Killing of Dontre Hamilton
- Date: April 30, 2014
- Location: Red Arrow Park, Milwaukee, Wisconsin, U.S.;
- Type: Shooting
- Participants: Christopher Manney
- Outcome: Manney fired from Milwaukee Police Department
- Deaths: Dontre Hamilton
- Charges: None filed

= Killing of Dontre Hamilton =

2014 shooting in Red Arrow Park in Milwaukee, Wisconsin

On April 30, 2014, Dontre Hamilton was shot and killed by police officer Christopher Manney, at Red Arrow Park in Milwaukee, Wisconsin. No charges were brought, but Manney was fired from the force. As a result of the shooting and subsequent protests, Milwaukee police officers were equipped with body cameras.

==Background==
Dontre D. Hamilton (1983 – April 30, 2014), of Milwaukee, was 31 years old at the time of his death. Hamilton had a history of mental illness. According to Milwaukee Police Chief Edward Flynn, Hamilton had a prior history of arrests in Milwaukee which were "directly connected to mental health issues." However, it was later revealed that Dontre had no history of arrest and the reference history actually belonged to his brother. Hamilton's family stated that Hamilton had been treated for schizophrenia but was not violent. In the days before his death, Hamilton told his family that he was "tired and hungry, and that somebody was going to kill him."

==Shooting==
On April 30, 2014, Manney shot Hamilton fourteen times, killing him. The Milwaukee Journal Sentinel summarized the events as follows:

Before the encounter, a pair of officers responding to a call that Hamilton was asleep in the park checked on him twice and found he was doing nothing wrong. When Manney arrived, he was not aware that other officers had preceded him.

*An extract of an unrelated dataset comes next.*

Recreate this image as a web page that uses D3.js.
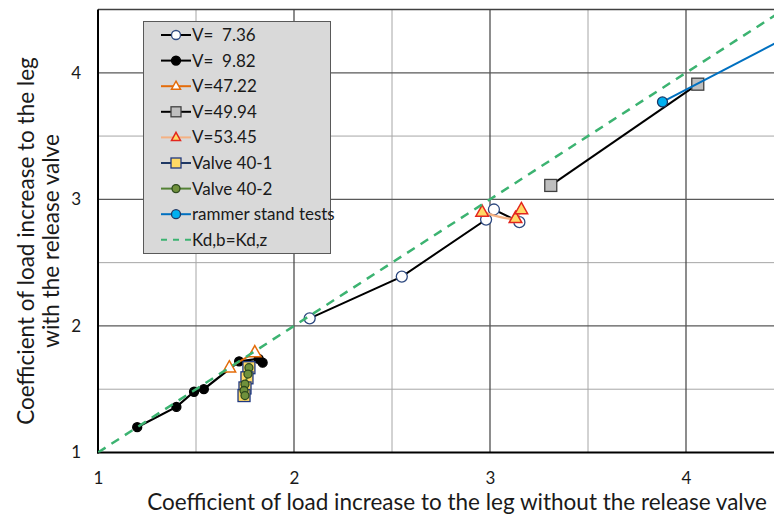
<!DOCTYPE html>
<html><head><meta charset="utf-8">
<script src="https://cdn.jsdelivr.net/npm/d3@7"></script>
<style>
html,body{margin:0;padding:0;background:#fff;}
svg{display:block;}
text{font-family:Lato,"Open Sans",sans-serif;fill:#1a1a1a;}
</style></head><body>
<svg id="c" width="774" height="515"></svg>
<script>
// ---- data ----
const xTicks = [1, 2, 3, 4];
const yTicks = [1, 2, 3, 4];
const gridMinor = [1.5, 2.5, 3.5];
const xTitle = "Coefficient of load increase to the leg without the release valve";
const yTitle1 = "Coefficient of load increase to the leg";
const yTitle2 = "with the release valve";

const v736 = [[2.08, 2.06], [2.55, 2.39], [2.98, 2.84], [3.02, 2.92], [3.15, 2.82]];
const v982 = [[1.20, 1.20], [1.40, 1.36], [1.49, 1.48], [1.54, 1.50], [1.72, 1.72], [1.82, 1.74], [1.84, 1.71]];
const v4722 = [[1.67, 1.67], [1.80, 1.79]];
const v4994 = [[3.31, 3.11], [4.06, 3.91]];
const v5345 = [[2.96, 2.90], [3.13, 2.85], [3.16, 2.92]];
const valve401 = [[1.77, 1.67], [1.76, 1.59], [1.75, 1.51], [1.745, 1.45]];
const valve402 = [[1.77, 1.67], [1.765, 1.62], [1.75, 1.54], [1.745, 1.49], [1.75, 1.45]];
const rammer = [[3.88, 3.77], [4.60, 4.35]];
const kdLine = [[1, 1], [4.5, 4.5]];

const legendLabels = ["V=  7.36", "V=  9.82", "V=47.22", "V=49.94", "V=53.45", "Valve 40-1", "Valve 40-2", "rammer stand tests", "Kd,b=Kd,z"];

// ---- drawing ----
const svg = d3.select("#c");
const x = d3.scaleLinear().domain([1, 4.5]).range([98, 784]);
const y = d3.scaleLinear().domain([1, 4.5]).range([452.5, 9.5]);

svg.append("defs").append("clipPath").attr("id", "clip")
  .append("rect").attr("x", 98).attr("y", 9.5).attr("width", 686).attr("height", 443);

// grid
const g = svg.append("g");
gridMinor.forEach(v => {
  g.append("line").attr("x1", x(v)).attr("x2", x(v)).attr("y1", y(1)).attr("y2", y(4.5)).attr("stroke", "#a6a6a6").attr("stroke-width", 1);
  g.append("line").attr("x1", x(1)).attr("x2", x(4.5)).attr("y1", y(v)).attr("y2", y(v)).attr("stroke", "#a6a6a6").attr("stroke-width", 1);
});
xTicks.slice(1).forEach(v => {
  g.append("line").attr("x1", x(v)).attr("x2", x(v)).attr("y1", y(1)).attr("y2", y(4.5)).attr("stroke", "#404040").attr("stroke-width", 1.2);
});
yTicks.slice(1).forEach(v => {
  g.append("line").attr("x1", x(1)).attr("x2", x(4.5)).attr("y1", y(v)).attr("y2", y(v)).attr("stroke", "#595959").attr("stroke-width", 1.2);
});
g.append("line").attr("x1", x(1)).attr("x2", x(4.5)).attr("y1", y(4.5)).attr("y2", y(4.5)).attr("stroke", "#404040").attr("stroke-width", 1.5);
g.append("line").attr("x1", x(1)).attr("x2", x(1)).attr("y1", y(1) + 1).attr("y2", y(4.5)).attr("stroke", "#000").attr("stroke-width", 2);
g.append("line").attr("x1", x(1) - 1).attr("x2", x(4.5)).attr("y1", y(1)).attr("y2", y(1)).attr("stroke", "#000").attr("stroke-width", 2);

// axes labels via d3 axes
const xAxis = svg.append("g").attr("transform", `translate(0,${y(1) + 16})`)
  .call(d3.axisBottom(x).tickValues(xTicks).tickFormat(d3.format("d")).tickSize(0));
xAxis.select(".domain").remove();
xAxis.selectAll("text").attr("font-size", 17).attr("font-family", "Lato, sans-serif").attr("fill", "#1a1a1a");
const yAxis = svg.append("g").attr("transform", `translate(${x(1) - 14},0)`)
  .call(d3.axisLeft(y).tickValues(yTicks).tickFormat(d3.format("d")).tickSize(0));
yAxis.select(".domain").remove();
yAxis.selectAll("text").attr("font-size", 17).attr("font-family", "Lato, sans-serif").attr("fill", "#1a1a1a");

svg.append("text").attr("x", 457).attr("y", 510).attr("text-anchor", "middle").attr("font-size", 22.5).text(xTitle);
svg.append("text").attr("transform", "translate(34,241) rotate(-90)").attr("text-anchor", "middle").attr("font-size", 22.5).text(yTitle1);
svg.append("text").attr("transform", "translate(59,241) rotate(-90)").attr("text-anchor", "middle").attr("font-size", 22.5).text(yTitle2);

// series
const plot = svg.append("g").attr("clip-path", "url(#clip)");
const line = d3.line().x(d => x(d[0])).y(d => y(d[1]));
const smooth = d3.line().x(d => x(d[0])).y(d => y(d[1])).curve(d3.curveCatmullRom.alpha(0.5));

const series = [
  {data: v736, lc: "#000", lw: 2, m: "circle", r: 5.5, fill: "#fff", stroke: "#2f4a80", curve: line},
  {data: v982, lc: "#000", lw: 2.2, m: "circle", r: 4.5, fill: "#000", stroke: "#000", curve: line},
  {data: v4722, lc: "#e46c0a", lw: 2, m: "triangle", r: 7, fill: "#fff", stroke: "#e46c0a", curve: line},
  {data: v4994, lc: "#000", lw: 2, m: "square", r: 6, fill: "#bfbfbf", stroke: "#404040", curve: line},
  {data: v5345, lc: "#f4b183", lw: 2.5, m: "triangle", r: 7, fill: "#ffd966", stroke: "#e3261e", curve: smooth},
  {data: valve401, lc: "#1f3864", lw: 2, m: "square", r: 6, fill: "#ffd966", stroke: "#1f3880", curve: line},
  {data: valve402, lc: "#548235", lw: 2, m: "circle", r: 4, fill: "#70913c", stroke: "#2e4a1e", curve: line},
  {data: rammer, lc: "#0070c0", lw: 2, m: "circle", r: 5, fill: "#00b0f0", stroke: "#1f3864", curve: line},
];

function drawMarker(sel, s, cx, cy) {
  if (s.m === "circle") {
    sel.append("circle").attr("cx", cx).attr("cy", cy).attr("r", s.r).attr("fill", s.fill).attr("stroke", s.stroke).attr("stroke-width", 1.3);
  } else if (s.m === "square") {
    sel.append("rect").attr("x", cx - s.r).attr("y", cy - s.r).attr("width", 2 * s.r).attr("height", 2 * s.r).attr("fill", s.fill).attr("stroke", s.stroke).attr("stroke-width", 1.3);
  } else {
    const r = s.r;
    sel.append("path").attr("d", `M${cx},${cy - r}L${cx + r * 0.9},${cy + r * 0.6}L${cx - r * 0.9},${cy + r * 0.6}Z`).attr("fill", s.fill).attr("stroke", s.stroke).attr("stroke-width", 1.5);
  }
}

series.forEach(s => {
  plot.append("path").attr("d", s.curve(s.data)).attr("fill", "none").attr("stroke", s.lc).attr("stroke-width", s.lw);
  const mg = plot.append("g");
  s.data.forEach(d => drawMarker(mg, s, x(d[0]), y(d[1])));
});
plot.append("path").attr("d", line(kdLine)).attr("fill", "none").attr("stroke", "#3cb371").attr("stroke-width", 2.5).attr("stroke-dasharray", "9,7");

// legend
const lg = svg.append("g");
lg.append("rect").attr("x", 143.5).attr("y", 21.5).attr("width", 187).attr("height", 232).attr("fill", "#d9d9d9").attr("stroke", "#595959").attr("stroke-width", 1);
const legendSeries = series.concat([{lc: "#3cb371", lw: 2, m: "none", dash: "6,6"}]);
legendLabels.forEach((lab, i) => {
  const cy = 35 + i * 25.6;
  const s = legendSeries[i];
  lg.append("line").attr("x1", 161).attr("x2", 191).attr("y1", cy).attr("y2", cy).attr("stroke", s.lc).attr("stroke-width", 2).attr("stroke-dasharray", s.dash || null);
  if (s.m !== "none") drawMarker(lg, Object.assign({}, s, {r: s.m === "circle" ? Math.min(s.r, 4.5) : 5}), 176, cy);
  lg.append("text").attr("x", 192).attr("y", cy + 6).attr("font-size", 17).style("white-space", "pre").text(lab);
});
</script>
</body></html>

As Manney began to pat down Hamilton, Hamilton fought him, and a confrontation ensued. Manney tried to use his baton to subdue Hamilton, but Hamilton got control of it and swung at Manney, hitting him on the side of the neck, according to Milwaukee police internal affairs.

No additional weapons were found on Hamilton's person.

==Aftermath==

===Investigation===
The investigation was carried out by the Wisconsin Division of Criminal Investigation, a statewide agency, but the lead agents for the investigation were former Milwaukee police officers.

The Milwaukee County District Attorney's Office conducted an investigation. In December 2014, District Attorney John Chisholm found the use of force to be in self-defense and declined to prosecute.

A federal investigation took place, and was closed in November 2015, with federal authorities determining that there was insufficient evidence to pursue federal criminal civil rights charges against Manney.

===Firing of Manney===
After the shooting, Manney applied for duty disability, saying the shooting and its aftermath caused him to experience severe post-traumatic stress disorder.

Police Chief Edward Flynn fired Manney after the shooting. In March 2015, a three-member panel of the Milwaukee Fire and Police Commission unanimously upheld the firing, sustaining and confirming the two conclusions of an internal investigation, which determined that:

1. Manney had conducted a frisking process without a reasonable suspicion.
2. Manney did not follow departmental "Defense and Arrest Tactics."

The firing does not affect Manney's pending disability application.

===Lawsuit===
In 2014, Jovan Blacknell was retained by the family of Hamilton. In 2017, the Hamilton family received a 2.3 million dollar settlement from the City of Milwaukee.

===Protests===
Dontre's brother, Nate Hamilton, has also since co-founded the Coalition for Justice, an organization that has led rallies, marches, and street clean-ups. The Black Lives Matter movement has also protested about Hamilton's death.

===Policy changes===
In the aftermath of Hamilton's death, "Hamilton's family members worked with Milwaukee Mayor Tom Barrett, the Police Department and other city leaders to have all officers receive Crisis Intervention Team training, considered the gold standard for working with people in psychiatric crisis, by 2017."

Additionally, eight Milwaukee aldermen and a majority of the Milwaukee Common Council, called in December 2014 for equipping all city police officers with body cameras on an expedited basis. In October 2015, the Fire and Police Commission approved, by a 4–1 vote, a new policy requiring "most Milwaukee police officers to wear body cameras at all times while on duty, though they will not be required to have the devices always activated." A four-phase implementation process was developed, and officers began to wear the cameras in October 2015. However, following a similar police shooting of a Milwaukee black man in 2016, the Milwaukee Police Department was criticized for not submitting a review of its new patterns and practices.

===Film===
In 2017, the film The Blood is at the Doorstep was released, which features Hamilton's family in the immediate months following his death. Directed by Erik Ljung, it was nominated for a SXSW Grand Jury Award, and won a Golden Badge Award at the Wisconsin Film Festival.